EXERCISE PROMPT -> Quote, verbatim, all material below, without pictures.

GIVEN DATA ->
• • • • • • •

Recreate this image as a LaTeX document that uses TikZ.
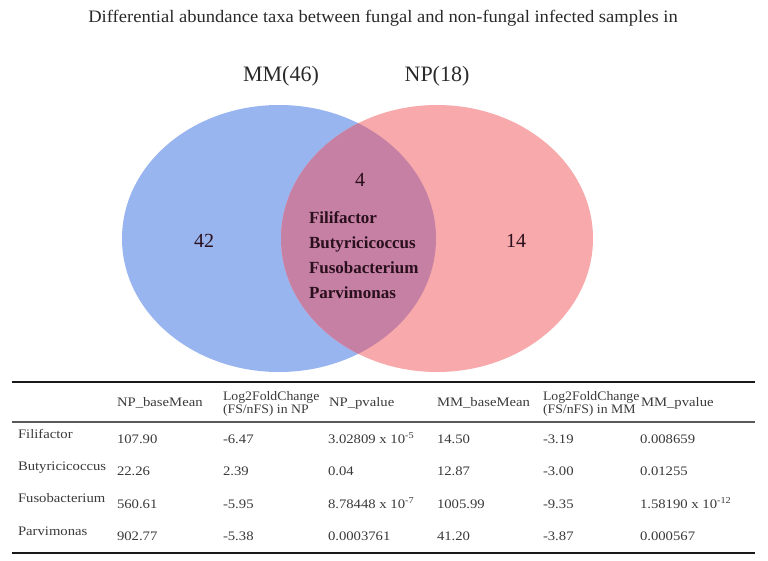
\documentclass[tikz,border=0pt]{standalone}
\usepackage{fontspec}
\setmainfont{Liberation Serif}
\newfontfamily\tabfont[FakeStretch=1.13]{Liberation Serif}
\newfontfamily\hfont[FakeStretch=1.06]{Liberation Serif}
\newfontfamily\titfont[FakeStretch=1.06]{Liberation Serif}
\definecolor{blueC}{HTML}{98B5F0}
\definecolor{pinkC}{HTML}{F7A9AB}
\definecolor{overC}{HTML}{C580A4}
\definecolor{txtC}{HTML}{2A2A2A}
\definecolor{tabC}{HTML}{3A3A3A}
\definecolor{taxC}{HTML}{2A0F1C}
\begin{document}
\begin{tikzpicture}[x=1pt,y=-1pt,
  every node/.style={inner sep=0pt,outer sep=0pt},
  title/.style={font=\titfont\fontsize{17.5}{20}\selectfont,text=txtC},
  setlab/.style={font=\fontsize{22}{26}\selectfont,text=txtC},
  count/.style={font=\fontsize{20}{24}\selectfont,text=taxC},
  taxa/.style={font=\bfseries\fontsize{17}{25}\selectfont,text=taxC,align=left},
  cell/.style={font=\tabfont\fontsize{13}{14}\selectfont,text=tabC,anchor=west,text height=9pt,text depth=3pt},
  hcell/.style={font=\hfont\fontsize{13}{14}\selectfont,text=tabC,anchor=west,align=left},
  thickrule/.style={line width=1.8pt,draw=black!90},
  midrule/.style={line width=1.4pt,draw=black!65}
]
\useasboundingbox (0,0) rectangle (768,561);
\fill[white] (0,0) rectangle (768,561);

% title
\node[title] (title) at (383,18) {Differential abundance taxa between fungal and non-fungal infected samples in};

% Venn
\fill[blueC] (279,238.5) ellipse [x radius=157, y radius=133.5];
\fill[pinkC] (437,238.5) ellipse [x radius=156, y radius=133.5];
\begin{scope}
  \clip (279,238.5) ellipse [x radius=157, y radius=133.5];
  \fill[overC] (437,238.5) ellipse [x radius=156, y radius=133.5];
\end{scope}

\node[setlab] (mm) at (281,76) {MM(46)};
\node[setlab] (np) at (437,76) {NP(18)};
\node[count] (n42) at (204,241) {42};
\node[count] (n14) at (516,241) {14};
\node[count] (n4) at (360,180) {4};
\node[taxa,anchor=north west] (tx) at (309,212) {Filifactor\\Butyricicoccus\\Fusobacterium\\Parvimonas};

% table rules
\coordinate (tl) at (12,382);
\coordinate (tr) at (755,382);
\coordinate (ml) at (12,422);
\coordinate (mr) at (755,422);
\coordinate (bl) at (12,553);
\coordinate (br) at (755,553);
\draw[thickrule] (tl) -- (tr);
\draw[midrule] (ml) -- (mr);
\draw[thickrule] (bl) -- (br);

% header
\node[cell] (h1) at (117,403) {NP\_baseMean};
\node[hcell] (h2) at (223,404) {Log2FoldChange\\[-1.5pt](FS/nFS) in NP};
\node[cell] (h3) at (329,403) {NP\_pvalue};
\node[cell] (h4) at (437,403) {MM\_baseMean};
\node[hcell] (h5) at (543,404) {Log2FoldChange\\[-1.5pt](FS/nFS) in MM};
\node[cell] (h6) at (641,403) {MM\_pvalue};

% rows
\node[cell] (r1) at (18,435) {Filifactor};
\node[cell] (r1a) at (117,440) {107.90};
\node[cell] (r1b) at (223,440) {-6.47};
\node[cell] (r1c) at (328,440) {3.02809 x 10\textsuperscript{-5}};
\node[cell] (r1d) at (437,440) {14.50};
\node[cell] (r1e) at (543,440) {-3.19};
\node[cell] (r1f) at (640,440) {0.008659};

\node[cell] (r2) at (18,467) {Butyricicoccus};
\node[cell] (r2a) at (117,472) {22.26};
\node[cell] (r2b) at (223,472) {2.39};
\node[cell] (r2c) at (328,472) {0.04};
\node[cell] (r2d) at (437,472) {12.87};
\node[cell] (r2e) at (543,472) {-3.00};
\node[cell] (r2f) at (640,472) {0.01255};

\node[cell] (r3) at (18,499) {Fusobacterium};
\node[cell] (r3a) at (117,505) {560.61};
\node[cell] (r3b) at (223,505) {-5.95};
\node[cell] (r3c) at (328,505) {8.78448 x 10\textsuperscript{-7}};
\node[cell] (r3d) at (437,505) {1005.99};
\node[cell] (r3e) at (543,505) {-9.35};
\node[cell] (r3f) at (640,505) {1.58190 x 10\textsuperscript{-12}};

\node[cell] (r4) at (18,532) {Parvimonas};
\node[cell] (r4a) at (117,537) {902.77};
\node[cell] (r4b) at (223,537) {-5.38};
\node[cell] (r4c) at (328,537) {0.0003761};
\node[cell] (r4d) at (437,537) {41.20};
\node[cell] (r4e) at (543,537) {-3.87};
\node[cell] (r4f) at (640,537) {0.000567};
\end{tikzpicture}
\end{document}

• • • • • • •

PROBLEM SOLUTION ->
Recreate this image as a LaTeX document that uses TikZ.
\documentclass[tikz,border=0pt]{standalone}
\usepackage{fontspec}
\setmainfont{Liberation Serif}
\newfontfamily\tabfont[FakeStretch=1.13]{Liberation Serif}
\newfontfamily\hfont[FakeStretch=1.06]{Liberation Serif}
\newfontfamily\titfont[FakeStretch=1.06]{Liberation Serif}
\definecolor{blueC}{HTML}{98B5F0}
\definecolor{pinkC}{HTML}{F7A9AB}
\definecolor{overC}{HTML}{C580A4}
\definecolor{txtC}{HTML}{2A2A2A}
\definecolor{tabC}{HTML}{3A3A3A}
\definecolor{taxC}{HTML}{2A0F1C}
\begin{document}
\begin{tikzpicture}[x=1pt,y=-1pt,
  every node/.style={inner sep=0pt,outer sep=0pt},
  title/.style={font=\titfont\fontsize{17.5}{20}\selectfont,text=txtC},
  setlab/.style={font=\fontsize{22}{26}\selectfont,text=txtC},
  count/.style={font=\fontsize{20}{24}\selectfont,text=taxC},
  taxa/.style={font=\bfseries\fontsize{17}{25}\selectfont,text=taxC,align=left},
  cell/.style={font=\tabfont\fontsize{13}{14}\selectfont,text=tabC,anchor=west,text height=9pt,text depth=3pt},
  hcell/.style={font=\hfont\fontsize{13}{14}\selectfont,text=tabC,anchor=west,align=left},
  thickrule/.style={line width=1.8pt,draw=black!90},
  midrule/.style={line width=1.4pt,draw=black!65}
]
\useasboundingbox (0,0) rectangle (768,561);
\fill[white] (0,0) rectangle (768,561);

% title
\node[title] (title) at (383,18) {Differential abundance taxa between fungal and non-fungal infected samples in};

% Venn
\fill[blueC] (279,238.5) ellipse [x radius=157, y radius=133.5];
\fill[pinkC] (437,238.5) ellipse [x radius=156, y radius=133.5];
\begin{scope}
  \clip (279,238.5) ellipse [x radius=157, y radius=133.5];
  \fill[overC] (437,238.5) ellipse [x radius=156, y radius=133.5];
\end{scope}

\node[setlab] (mm) at (281,76) {MM(46)};
\node[setlab] (np) at (437,76) {NP(18)};
\node[count] (n42) at (204,241) {42};
\node[count] (n14) at (516,241) {14};
\node[count] (n4) at (360,180) {4};
\node[taxa,anchor=north west] (tx) at (309,212) {Filifactor\\Butyricicoccus\\Fusobacterium\\Parvimonas};

% table rules
\coordinate (tl) at (12,382);
\coordinate (tr) at (755,382);
\coordinate (ml) at (12,422);
\coordinate (mr) at (755,422);
\coordinate (bl) at (12,553);
\coordinate (br) at (755,553);
\draw[thickrule] (tl) -- (tr);
\draw[midrule] (ml) -- (mr);
\draw[thickrule] (bl) -- (br);

% header
\node[cell] (h1) at (117,403) {NP\_baseMean};
\node[hcell] (h2) at (223,404) {Log2FoldChange\\[-1.5pt](FS/nFS) in NP};
\node[cell] (h3) at (329,403) {NP\_pvalue};
\node[cell] (h4) at (437,403) {MM\_baseMean};
\node[hcell] (h5) at (543,404) {Log2FoldChange\\[-1.5pt](FS/nFS) in MM};
\node[cell] (h6) at (641,403) {MM\_pvalue};

% rows
\node[cell] (r1) at (18,435) {Filifactor};
\node[cell] (r1a) at (117,440) {107.90};
\node[cell] (r1b) at (223,440) {-6.47};
\node[cell] (r1c) at (328,440) {3.02809 x 10\textsuperscript{-5}};
\node[cell] (r1d) at (437,440) {14.50};
\node[cell] (r1e) at (543,440) {-3.19};
\node[cell] (r1f) at (640,440) {0.008659};

\node[cell] (r2) at (18,467) {Butyricicoccus};
\node[cell] (r2a) at (117,472) {22.26};
\node[cell] (r2b) at (223,472) {2.39};
\node[cell] (r2c) at (328,472) {0.04};
\node[cell] (r2d) at (437,472) {12.87};
\node[cell] (r2e) at (543,472) {-3.00};
\node[cell] (r2f) at (640,472) {0.01255};

\node[cell] (r3) at (18,499) {Fusobacterium};
\node[cell] (r3a) at (117,505) {560.61};
\node[cell] (r3b) at (223,505) {-5.95};
\node[cell] (r3c) at (328,505) {8.78448 x 10\textsuperscript{-7}};
\node[cell] (r3d) at (437,505) {1005.99};
\node[cell] (r3e) at (543,505) {-9.35};
\node[cell] (r3f) at (640,505) {1.58190 x 10\textsuperscript{-12}};

\node[cell] (r4) at (18,532) {Parvimonas};
\node[cell] (r4a) at (117,537) {902.77};
\node[cell] (r4b) at (223,537) {-5.38};
\node[cell] (r4c) at (328,537) {0.0003761};
\node[cell] (r4d) at (437,537) {41.20};
\node[cell] (r4e) at (543,537) {-3.87};
\node[cell] (r4f) at (640,537) {0.000567};
\end{tikzpicture}
\end{document}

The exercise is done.